So the work in progress, code named “LH”, is underway. I know where we’re going, and I know what to do next…and it’s still not quite right.
I’m not here to bitch, though. I’m just here to say I know what it’s like to hit that icky, rough patch. I’m here to tell anyone who feels like they’re stuck in the same quicksand, “You’re not alone”.
Sometimes being stuck isn’t anything so glamorous as writer’s block. Sometimes being stuck is just…that. It’s just a rough, cruddy little patch that isn’t going to smooth itself out. You can turn it into a block if you wanted, I guess. I mean, you could take a car with a flat tire and haul it to the salvage yard if you wanted. Just junk the bitch and call it done. If you wanted…

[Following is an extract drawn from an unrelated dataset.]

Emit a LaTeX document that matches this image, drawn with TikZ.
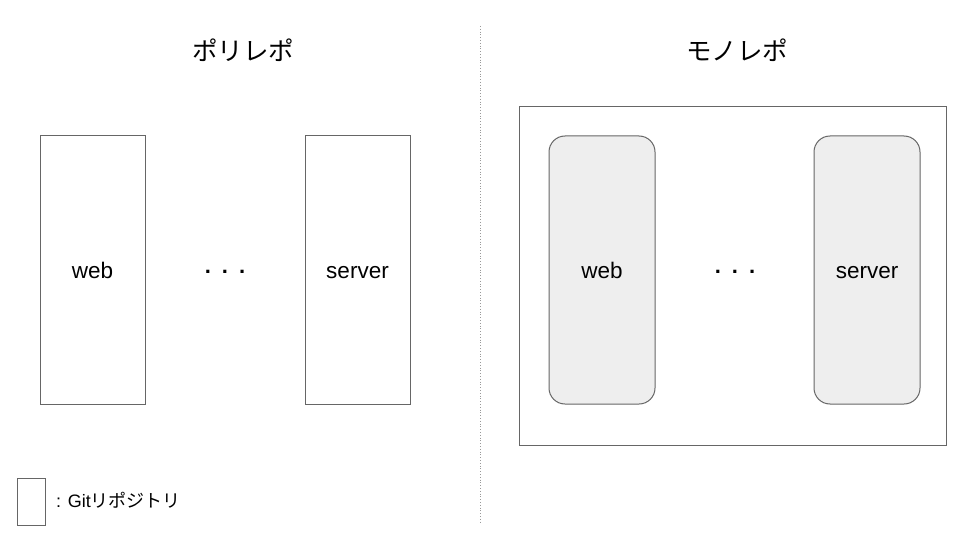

I’m not going to preach and tell you how perfect I am, or how I’m never seized by doubt, or hounded by worries. I’m not impervious to discouragement or unable to be worn down by life’s little cares.
But there are two kinds of writers in this world.

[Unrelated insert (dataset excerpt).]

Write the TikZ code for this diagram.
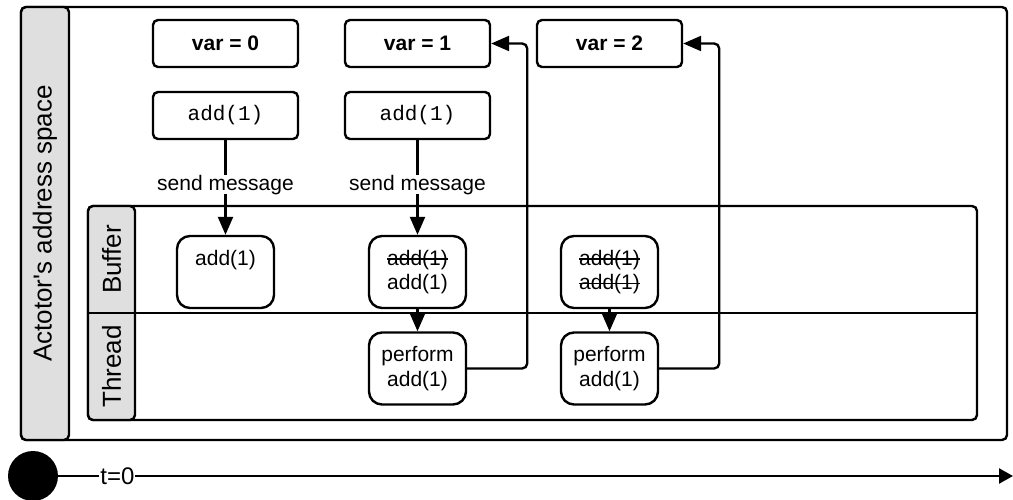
\documentclass[tikz,border=0pt]{standalone}
\usepackage{fontspec}
\setmainfont{Liberation Sans}
\setmonofont{Liberation Mono}
\usetikzlibrary{arrows.meta,positioning}

\newcommand{\crossed}[1]{\setbox0\hbox{#1}\rlap{\rule[0.27em]{\wd0}{1.5pt}}\box0}

\tikzstyle{frame} = [draw, rectangle, rounded corners=5pt, line width=2.4pt]
\tikzstyle{header} = [draw, fill=gray!25, line width=2.4pt, rounded corners=5pt]
\tikzstyle{lane} = [rotate=90, font=\fontsize{26}{30}\selectfont]
\tikzstyle{varbox} = [draw, rectangle, rounded corners=5pt, line width=2.4pt,
    minimum width=145pt, minimum height=47pt, font=\fontsize{21}{25}\selectfont\bfseries]
\tikzstyle{call} = [varbox, font=\fontsize{21}{25}\selectfont\ttfamily]
\tikzstyle{msg} = [draw, rectangle, rounded corners=13pt, line width=2.4pt,
    minimum width=97pt, minimum height=72pt, align=center, inner sep=2pt,
    font=\fontsize{21}{24.5}\selectfont]
\tikzstyle{line} = [draw, line width=2.4pt, -{Triangle[length=18pt,width=15pt]}]

\begin{document}
\begin{tikzpicture}[x=1pt, y=-1pt, node distance=192pt, font=\fontsize{21}{25}\selectfont]
    \useasboundingbox (0,0) rectangle (1013,500);
    % address space
    \node [frame, minimum width=986pt, minimum height=433pt] (space) at (514,223.5) {};
    \path [header] (69,7) -| (21,440) -- (69,440) -- cycle;
    \node [lane] (spacelabel) at (45,223.5) {Actotor\textquotesingle s address space};
    % swimlanes
    \node [frame, minimum width=889pt, minimum height=214pt] (lanes) at (532.5,313) {};
    \path [header] (135,206) -| (88,420) -- (135,420) -- cycle;
    \draw [line width=2.4pt] (lanes.west) -- (lanes.east);
    \node [lane] (bufferlabel) at (111.5,259.5) {Buffer};
    \node [lane] (threadlabel) at (111.5,366.5) {Thread};
    % state and calls
    \node [varbox] (var0) at (225.5,43.5) {var = 0};
    \node [varbox, right of=var0] (var1) {var = 1};
    \node [varbox, right of=var1] (var2) {var = 2};
    \node [call, below of=var0, node distance=72pt] (add0) {add(1)};
    \node [call, below of=var1, node distance=72pt] (add1) {add(1)};
    \node [msg] (buf0) at (225.5,272) {add(1)\\\phantom{add(1)}};
    \node [msg, right of=buf0] (buf1) {\crossed{add(1)}\\add(1)};
    \node [msg, right of=buf1] (buf2) {\crossed{add(1)}\\\crossed{add(1)}};
    \node [msg, below of=buf1, node distance=96.5pt] (thr1) {perform\\add(1)};
    \node [msg, right of=thr1] (thr2) {perform\\add(1)};
    \draw [line] (add0) -- node [pos=0.47, fill=white, inner sep=0pt] {send message} (buf0);
    \draw [line] (add1) -- node [pos=0.47, fill=white, inner sep=0pt] {send message} (buf1);
    \draw [line] (buf1) -- (thr1);
    \draw [line] (buf2) -- (thr2);
    \draw [line, rounded corners=5pt] (thr1.east) -- ++(60,0) |- (var1.east);
    \draw [line, rounded corners=5pt] (thr2.east) -- ++(60,0) |- (var2.east);
    % time line
    \node [circle, fill=black, minimum size=50pt, inner sep=0pt] (start) at (33,476) {};
    \coordinate (finish) at (1013,476);
    \draw [line, -{Triangle[length=14pt,width=15pt]}] (start) -- node [pos=0.062, fill=white, inner sep=1pt, font=\fontsize{24}{28}\selectfont] {t=0} (finish);
\end{tikzpicture}
\end{document}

There are those who would write, but…
And there are those who do write, in spite of…
My pissy little problems aren’t reasons to stop working on my dream. They’re excuses, and as such, worthless. I write “in spite of”. The story isn’t working, keep writing. The hours are long, keep writing. The this, the that, the other, keep writing.
Keep writing because your life isn’t right if you don’t, instead of waiting for your life to be right so you can.